Oh, how much we take for granted! These forty-plus years in the special needs community have taught me so much about pride (true and false). I take credit for things that I have done nothing to deserve or earn. I might even flaunt some of those “gifts” subtly, of course! My intelligence level, for instance. I can read well and make decisions and balance a bank account, all basic life skills that are not difficult and that I do without a second thought. My daughter and her friends struggle with all of these things, if they can do them at all.
I am able to jump in my car and go where I want or need to go. The special needs community needs to depend on someone trustworthy to take them where they need to go and wanting to go somewhere is pretty much out of the question. Like most caregivers I still drive my daughter to all her appointments and activities. Most able-bodied people can make plans for their future: college, weddings, home ownership, etc. Not so in the special needs community. They have to settle for whatever is handed to them. No college, for sure. Maybe a home (with staff), not usually of their choice, especially if they don’t have a support system, which is common.

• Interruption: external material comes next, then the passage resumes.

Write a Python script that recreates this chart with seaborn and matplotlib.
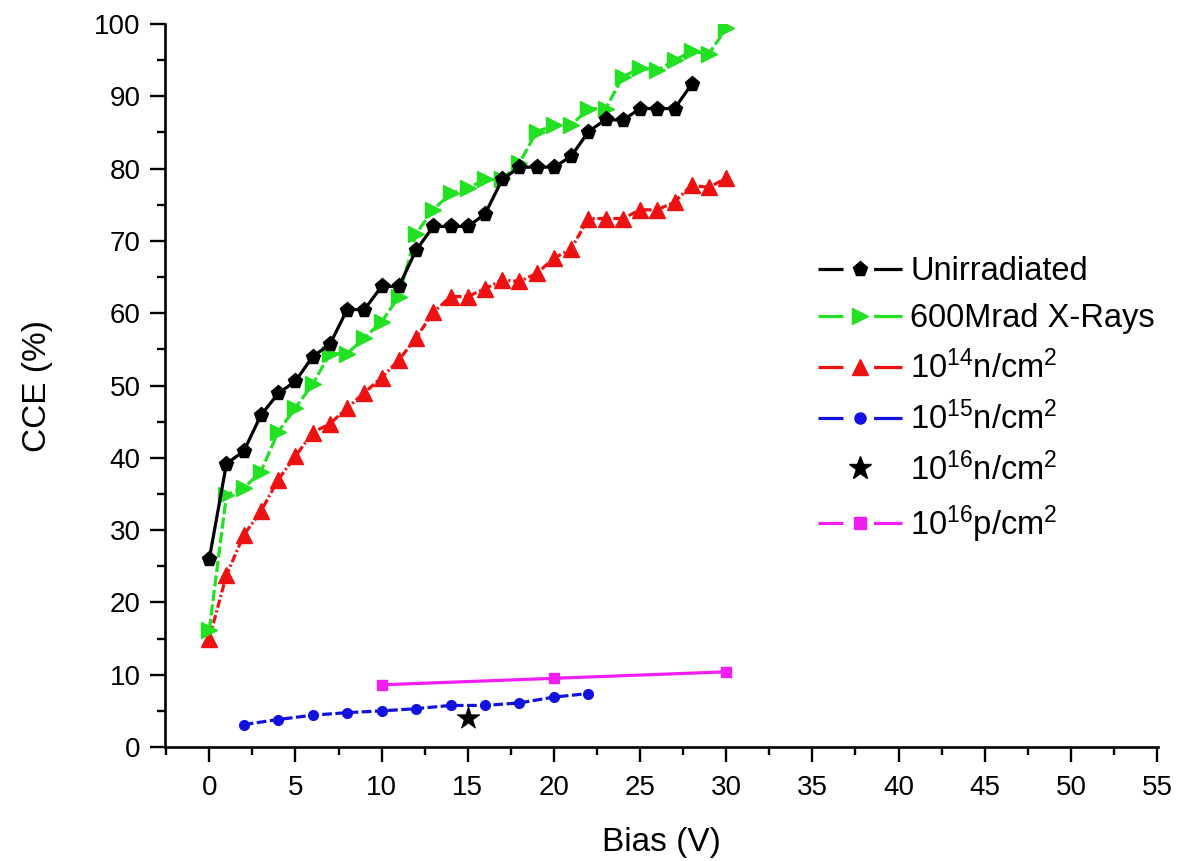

But the funny thing is, they complain a lot less (if at all) than us. Their sense of entitlement is so refined and accurate. It puts me to shame more often than not. They are content to give, but of course, like all of us they love to receive as well.
At Dutton Farm we try to provide a support system for the Farmers. We help with basic needs, if necessary. We celebrate with them and weep with them on occasion. We see it as a privilege and it definitely keeps us humble. We have so much learning and growing to do. The Farmers are fine teachers!